Hobson got his first position as research assistant in agriculture economics at the University of Wisconsin-Madison in 1914, which he occupied until 1916. In 1917 was appointed state director of markets in Washington, D.C. In 1920 he was named assistant chief of the Office of Farm Management with the U.S. Department of Agriculture. He also took on an associate professorship of economic agriculture at Columbia University. [3]

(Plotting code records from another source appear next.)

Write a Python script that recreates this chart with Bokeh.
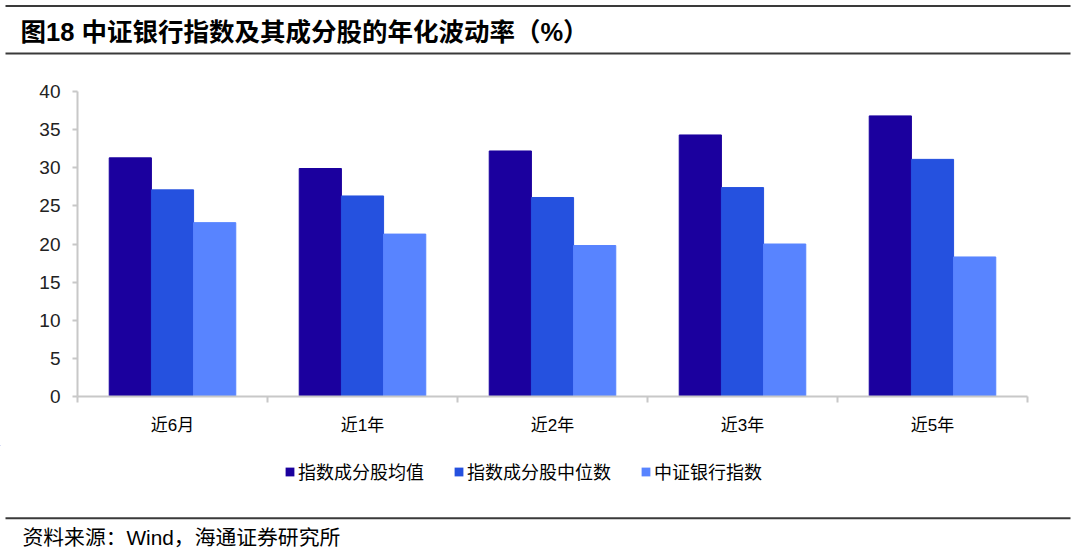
from bokeh.plotting import figure
from bokeh.models import Range1d, FixedTicker, Legend, LegendItem, ColumnDataSource
from bokeh.layouts import column
from bokeh.embed import file_html
from bokeh.resources import INLINE
from bokeh.core.properties import value

# ---------------- data ----------------
categories = ["近6月", "近1年", "近2年", "近3年", "近5年"]
series_names = ["指数成分股均值", "指数成分股中位数", "中证银行指数"]
mean_vals = [31.3, 29.9, 32.2, 34.3, 36.8]
median_vals = [27.1, 26.3, 26.1, 27.4, 31.1]
index_vals = [22.8, 21.3, 19.8, 20.0, 18.3]
y_ticks = [0, 5, 10, 15, 20, 25, 30, 35, 40]
TITLE = "图18 中证银行指数及其成分股的年化波动率（%）"
SOURCE = "资料来源：Wind，海通证券研究所"

colors = ["#1B009E", "#2551DF", "#5884FF"]
FONT = "Liberation Sans, Noto Sans CJK SC"
CJK = "Noto Sans CJK SC"
AX = "#C8C8C8"
W = 1080

# ---------------- title strip ----------------
top = figure(width=W, height=56, x_range=Range1d(0, W), y_range=Range1d(56, 0),
             x_axis_type=None, y_axis_type=None, min_border=0, frame_align=False,
             output_backend="svg", toolbar_location=None)
top.outline_line_color = None
top.grid.visible = False
top.segment(x0=[5, 5], y0=[5.5, 53], x1=[1070, 1070], y1=[5.5, 53],
            line_width=2, line_color="#3a3a3a")
top.text(x=[20], y=[31], text=[TITLE], text_font=value(FONT), text_font_style="bold",
         text_font_size="25.5px", text_baseline="middle", text_color="#000000")

# ---------------- main chart ----------------
p = figure(width=W, height=389, x_range=Range1d(0, len(categories)), y_range=Range1d(0, 40),
           min_border_left=77, min_border_right=53, min_border_top=35, min_border_bottom=49,
           frame_align=False, output_backend="svg", toolbar_location=None)
p.outline_line_color = None
p.grid.visible = False

bw = 0.222
for k, (vals, col) in enumerate(zip([mean_vals, median_vals, index_vals], colors)):
    xs = [i + 0.5 + (k - 1) * bw for i in range(len(categories))]
    src = ColumnDataSource(dict(x=xs, top=vals))
    p.vbar(x="x", top="top", width=bw, source=src, fill_color=col, line_color=col)

xa = p.xaxis[0]
xa.ticker = FixedTicker(ticks=[i + 0.5 for i in range(len(categories))],
                        minor_ticks=list(range(len(categories) + 1)))
xa.major_label_overrides = {i + 0.5: c for i, c in enumerate(categories)}
xa.major_tick_line_color = None
xa.major_tick_out = 0
xa.major_tick_in = 0
xa.minor_tick_out = 6
xa.minor_tick_in = 0
xa.minor_tick_line_color = AX
xa.minor_tick_line_width = 2
xa.axis_line_color = AX
xa.axis_line_width = 2
xa.major_label_standoff = 13
xa.major_label_text_font = FONT
xa.major_label_text_font_size = "17px"
xa.major_label_text_color = "#000000"

ya = p.yaxis[0]
ya.ticker = FixedTicker(ticks=y_ticks)
ya.major_tick_out = 5
ya.major_tick_in = 0
ya.minor_tick_line_color = None
ya.major_tick_line_color = AX
ya.major_tick_line_width = 2
ya.axis_line_color = AX
ya.axis_line_width = 2
ya.major_label_standoff = 12
ya.major_label_text_font = FONT
ya.major_label_text_font_size = "19px"
ya.major_label_text_color = "#222222"

# ---------------- legend + source strip ----------------
BH = 111
bot = figure(width=W, height=BH, x_range=Range1d(0, W), y_range=Range1d(BH, 0),
             x_axis_type=None, y_axis_type=None, min_border=0, frame_align=False,
             output_backend="svg", toolbar_location=None)
bot.outline_line_color = None
bot.grid.visible = False
# legend swatches: off-screen single-point proxies carrying the series colours
legend_renderers = []
for col in colors:
    legend_renderers.append(
        bot.vbar(x=[-500], top=[-60], bottom=[-50], width=1, fill_color=col, line_color=None))
legend = Legend(items=[LegendItem(label=n, renderers=[r]) for n, r in zip(series_names, legend_renderers)],
                location=(284, 72), orientation="horizontal",
                glyph_width=11, glyph_height=11, label_standoff=3, spacing=29,
                padding=0, margin=0, border_line_color=None, background_fill_alpha=0,
                label_text_font=CJK, label_text_font_size="18px", label_height=20,
                label_text_color="#000000")
bot.add_layout(legend)
bot.segment(x0=[5], y0=[72.7], x1=[1070], y1=[72.7], line_width=2, line_color="#3a3a3a")
bot.text(x=[22], y=[92], text=[SOURCE], text_font=value(FONT),
         text_font_size="20.8px", text_baseline="middle", text_color="#000000")

layout = column(top, p, bot, spacing=0)
open("out.html", "w").write(file_html(layout, INLINE))
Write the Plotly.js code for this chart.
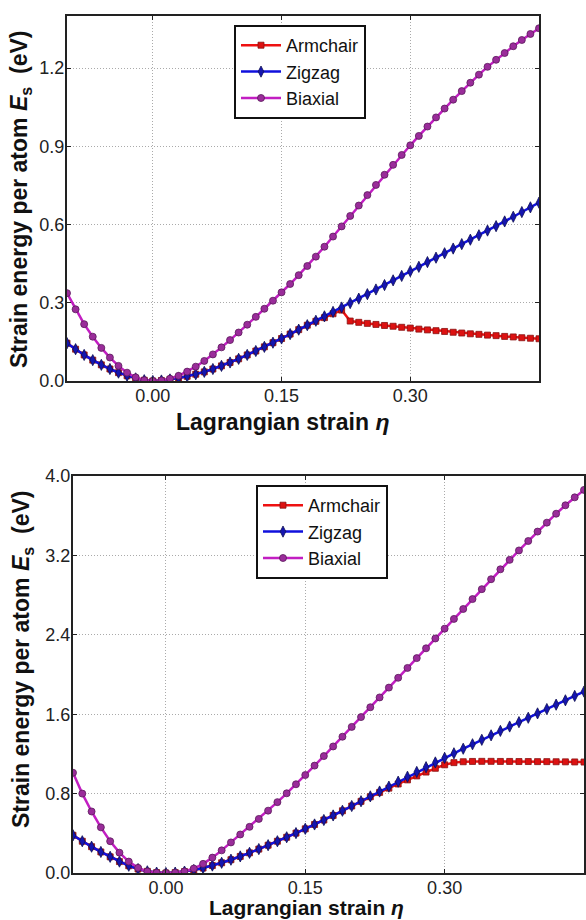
<!DOCTYPE html>
<html>
<head>
<meta charset="utf-8">
<script src="https://cdn.plot.ly/plotly-3.0.1.min.js"></script>
<style>html,body{margin:0;padding:0;background:#fff;}#chart{width:586px;height:920px;}</style>
</head>
<body>
<div id="chart"></div>
<script>
// Lagrangian strain values (shared by both panels)
const eta = [-0.10,-0.09,-0.08,-0.07,-0.06,-0.05,-0.04,-0.03,-0.02,-0.01,
  0.00,0.01,0.02,0.03,0.04,0.05,0.06,0.07,0.08,0.09,
  0.10,0.11,0.12,0.13,0.14,0.15,0.16,0.17,0.18,0.19,
  0.20,0.21,0.22,0.23,0.24,0.25,0.26,0.27,0.28,0.29,
  0.30,0.31,0.32,0.33,0.34,0.35,0.36,0.37,0.38,0.39,
  0.40,0.41,0.42,0.43,0.44,0.45];

// Top panel (eV)
const topArmchair = [0.145,0.122,0.100,0.080,0.062,0.046,0.032,0.020,0.010,0.003,
  0.000,0.002,0.006,0.011,0.018,0.026,0.035,0.046,0.058,0.071,
  0.085,0.100,0.115,0.131,0.147,0.163,0.180,0.197,0.214,0.229,
  0.243,0.258,0.272,0.230,0.225,0.221,0.217,0.213,0.210,0.206,
  0.203,0.199,0.196,0.193,0.190,0.187,0.184,0.181,0.179,0.176,
  0.174,0.171,0.169,0.166,0.164,0.162];
const topZigzag = [0.145,0.122,0.100,0.080,0.062,0.046,0.032,0.020,0.010,0.003,
  0.000,0.002,0.006,0.011,0.018,0.026,0.035,0.046,0.058,0.071,
  0.085,0.100,0.115,0.131,0.147,0.163,0.180,0.197,0.214,0.231,
  0.248,0.265,0.282,0.299,0.316,0.333,0.351,0.368,0.386,0.403,
  0.421,0.438,0.456,0.473,0.490,0.508,0.525,0.542,0.559,0.577,
  0.594,0.612,0.630,0.648,0.666,0.684];
const topBiaxial = [0.337,0.275,0.218,0.170,0.127,0.090,0.058,0.032,0.014,0.003,
  0.000,0.002,0.009,0.020,0.036,0.055,0.077,0.102,0.129,0.157,
  0.186,0.216,0.246,0.277,0.308,0.340,0.372,0.406,0.441,0.477,
  0.515,0.554,0.593,0.633,0.673,0.713,0.752,0.791,0.829,0.867,
  0.904,0.940,0.976,1.011,1.045,1.079,1.112,1.144,1.175,1.205,
  1.232,1.258,1.284,1.308,1.331,1.353];

// Bottom panel (eV)
const botArmchair = [0.380,0.320,0.265,0.212,0.163,0.115,0.073,0.040,0.017,0.004,
  0.000,0.004,0.014,0.030,0.050,0.075,0.103,0.134,0.167,0.203,
  0.241,0.280,0.320,0.360,0.402,0.445,0.489,0.534,0.580,0.627,
  0.675,0.722,0.768,0.812,0.855,0.897,0.938,0.978,1.017,1.055,
  1.090,1.112,1.121,1.124,1.125,1.125,1.124,1.124,1.123,1.123,
  1.122,1.122,1.121,1.120,1.119,1.118];
const botZigzag = [0.380,0.320,0.265,0.212,0.163,0.115,0.073,0.040,0.017,0.004,
  0.000,0.004,0.014,0.030,0.050,0.075,0.103,0.134,0.167,0.203,
  0.241,0.280,0.320,0.360,0.402,0.445,0.489,0.534,0.580,0.627,
  0.675,0.723,0.772,0.821,0.870,0.920,0.970,1.018,1.066,1.114,
  1.160,1.206,1.252,1.297,1.342,1.387,1.432,1.476,1.520,1.564,
  1.608,1.652,1.696,1.740,1.784,1.828];
const botBiaxial = [1.010,0.800,0.620,0.460,0.320,0.205,0.115,0.052,0.016,0.003,
  0.000,0.003,0.016,0.045,0.092,0.155,0.228,0.308,0.388,0.465,
  0.545,0.628,0.714,0.803,0.894,0.987,1.082,1.178,1.275,1.373,
  1.472,1.571,1.670,1.769,1.868,1.967,2.066,2.165,2.264,2.363,
  2.462,2.560,2.660,2.760,2.860,2.960,3.060,3.155,3.250,3.345,
  3.440,3.530,3.620,3.705,3.785,3.860];

const seriesNames = ['Armchair','Zigzag','Biaxial'];
const xTicks = [0.00, 0.15, 0.30];
const xTickText = ['0.00','0.15','0.30'];
const topYTicks = [0.0, 0.3, 0.6, 0.9, 1.2];
const topYTickText = ['0.0','0.3','0.6','0.9','1.2'];
const botYTicks = [0.0, 0.8, 1.6, 2.4, 3.2, 4.0];
const botYTickText = ['0.0','0.8','1.6','2.4','3.2','4.0'];

const FONT = 'Liberation Sans, Arial, Helvetica, sans-serif';
const styles = [
  {line:'#ee1111', mfill:'#dd1111', mline:'#881111', symbol:'square', size:6},
  {line:'#1010dd', mfill:'#1515b0', mline:'#101050', symbol:'diamond-tall', size:8},
  {line:'#c21ec2', mfill:'#9a2c9a', mline:'#5a1a5a', symbol:'circle', size:7}
];

function mk(y, i, xa, ya, leg) {
  const s = styles[i];
  return {
    x: eta, y: y, name: seriesNames[i], type: 'scatter', mode: 'lines+markers',
    xaxis: xa, yaxis: ya, legend: leg, cliponaxis: true,
    line: {color: s.line, width: 2.5},
    marker: {symbol: s.symbol, size: s.size, color: s.mfill, line: {color: s.mline, width: 0.8}}
  };
}

const data = [
  mk(topArmchair, 0, 'x', 'y', 'legend'),
  mk(topZigzag, 1, 'x', 'y', 'legend'),
  mk(topBiaxial, 2, 'x', 'y', 'legend'),
  mk(botArmchair, 0, 'x2', 'y2', 'legend2'),
  mk(botZigzag, 1, 'x2', 'y2', 'legend2'),
  mk(botBiaxial, 2, 'x2', 'y2', 'legend2')
];

const W = 586, H = 920;
const TICKFONT = {family: FONT, size: 18, color: '#222'};
function axisCommon() {
  return {showgrid: true, gridcolor: '#aaa', griddash: '1px,2px', gridwidth: 1, zeroline: false,
    showline: true, linecolor: '#222', linewidth: 2, mirror: 'ticks', ticks: 'inside', ticklen: 4,
    tickcolor: '#222', tickfont: TICKFONT, automargin: false, fixedrange: true, ticklabelstandoff: -3};
}
function axisX(dom, anchor) {
  return Object.assign(axisCommon(), {domain: dom, anchor: anchor, range: [-0.10, 0.45],
    tickvals: xTicks, ticktext: xTickText});
}
function axisY(dom, anchor, range, tv, tt) {
  return Object.assign(axisCommon(), {domain: dom, anchor: anchor, range: range,
    tickvals: tv, ticktext: tt});
}
const legendBase = {xref: 'paper', yref: 'paper', xanchor: 'left', yanchor: 'top',
  bgcolor: '#fff', bordercolor: '#111', borderwidth: 2,
  font: {family: FONT, size: 18, color: '#111'}, tracegroupgap: 0, itemwidth: 40};

const ytitle = '<b>Strain energy per atom <i>E</i><sub>s</sub>  (eV)</b>';
const xtitle = '<b>Lagrangian strain <i>η</i></b>';
const TITLEFONT = {family: FONT, size: 23, color: '#111'};

const layout = {
  width: W, height: H, margin: {l: 0, r: 0, t: 0, b: 0},
  paper_bgcolor: '#fff', plot_bgcolor: '#fff', showlegend: true,
  font: {family: FONT, color: '#111'},
  xaxis: axisX([67/W, 539/W], 'y'),
  yaxis: axisY([1-381/H, 1-16/H], 'x', [0, 1.4], topYTicks, topYTickText),
  xaxis2: axisX([73/W, 584/W], 'y2'),
  yaxis2: axisY([1-873/H, 1-476/H], 'x2', [0, 4.0], botYTicks, botYTickText),
  legend: Object.assign({}, legendBase, {x: 234/W, y: 1-25/H}),
  legend2: Object.assign({}, legendBase, {x: 256/W, y: 1-485/H}),
  annotations: [
    {text: ytitle, xref: 'paper', yref: 'paper', x: 21/W, y: 1-200/H, textangle: -90,
      showarrow: false, xanchor: 'center', yanchor: 'middle', font: TITLEFONT},
    {text: ytitle, xref: 'paper', yref: 'paper', x: 22/W, y: 1-660/H, textangle: -90,
      showarrow: false, xanchor: 'center', yanchor: 'middle', font: TITLEFONT},
    {text: xtitle, xref: 'paper', yref: 'paper', x: 282/W, y: 1-422/H,
      showarrow: false, xanchor: 'center', yanchor: 'middle', font: TITLEFONT},
    {text: xtitle, xref: 'paper', yref: 'paper', x: 306/W, y: 1-907/H,
      showarrow: false, xanchor: 'center', yanchor: 'middle', font: {family: FONT, size: 21, color: '#111'}}
  ]
};

Plotly.newPlot('chart', data, layout, {displayModeBar: false, staticPlot: true});
</script>
</body>
</html>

In 1922, Asher Hobson moved to Rome as a U.S. delegate to the International Institute of Agriculture, and in 1929 he returned to Washington D.C. to take the position of consulting economist to the Federal Farm Board. In 1930, he was appointed chief of Division of Foreign Agriculture Service at U.S. Department of Agriculture. In 1931, Hobson accepted a professorship in agricultural economics at the University of Wisconsin-Madison, where a year later he was appointed head of the department of agricultural economics, [4] a position he kept until 1948. He retired from the University of Wisconsin-Madison in 1953. Beginning in 1948, he was also a member of the Committee of Agriculture, Nutrition and Forestry of the United States Senate.
Hobson was one of the leading U.S. agricultural economists of his times. [5] He was a member of the American Economic Association, the Agricultural & Applied Economics Association, the International Association of Agricultural Economists, the Inter-American Institute for Cooperation on Agriculture, [5] and the honor society of Phi Kappa Phi and the Delta Sigma Rho.